Any study about “change” will tell you that it’s not easy. Take a few of the big social transformations that have occurred over the last six decades. I can’t point to one that just happened without a campaign or fight. Social and political change comes when momentum has built-up. Pressure is needed. Often that pressure comes in the form of protest and extensive campaigning in public.
As ever faster digital connections are becoming universal, it’s still possible to buy physical digital media. Charity shops have piles and piles of CDs and DVDs as people off-load the stuff that clutters their shelves. It’s remarkable that yesterday’s whizzy new thing has become a historic artefact so quickly. In 40-years, the optical digital disk has risen and then faded into the background.
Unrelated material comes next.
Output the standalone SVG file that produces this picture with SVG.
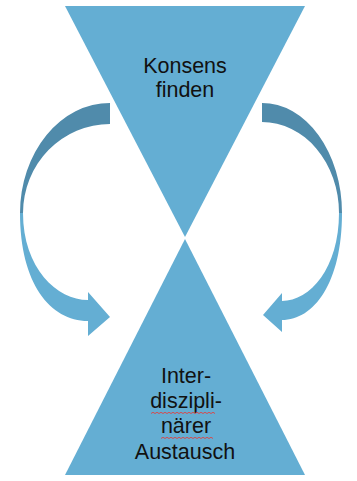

I picked up a little bit of social history in a Red Cross charity shop. It’s a series of 3 DVDs that captures a slice of the career of the well-known journalist and broadcaster Alan Whicker. Stretching over six decades of travelling around the globe it’s a great watch. The series is called “Journey of a Lifetime” and was published in 2009. Although, there’s plenty that dates Whicker’s documentary style there’s no doubt that his ability to quickly summing up big changes is a masterclass.
That straightforward diction and incongruous club jacket became a trademark. It gave him a neutral camouflage so he could talk eye-to-eye with hippies, dictators, evangelists, social campaigners, film stars and dubious gurus. That’s what created so many revealing conversations that are now time stamped as emblematic of an era. I recommend viewing the Whicker’s reflections on six decades of social history. It’s a great reminder of where we have been and how learning the lessons of the past is so difficult.
Back to my initial subject – change. It’s easy to say that it’s inevitable and unrelenting but its nature is less easy to discern. Change undulates. We go forwards then we go backwards in differing amounts.
I have a theory that our social progression can be plotted like an inclined wood saw. Yes, I know. It’s the engineer in me. Look at the shape of the saw’s teeth. They go forwards, and then quickly go backwards but they always go backwards less than they go forwards. That’s how a saw’s teath cut.
This is one of my abstrat reasons why the UK Government’s most recent laws to supress public protest are as stupid as political debate can get. Resisting change is nothing new. After all, the word “conservative” has a simple commonplace meaning. When all else fails, the basic political instinct to push out laws that comfort supporters is built in. As a direction for a whole country to take, this way of working is foolish and naive.
Locking up climate change protestors is not going to fix climate change. Locking up protestors against sewage on beaches and in rivers not going to fix greedy water companies. Locking up republican protestors is not going to fix the decline in public support for the monarchy.
Using the pretext that – this is what the public want – as a cover for these policies is to show the vacuum that conservative political thinking is thrashing around in. Sadly, as I’ve said, reflection on the last six decades of conservative thinking shows regressive tendencies in abundance.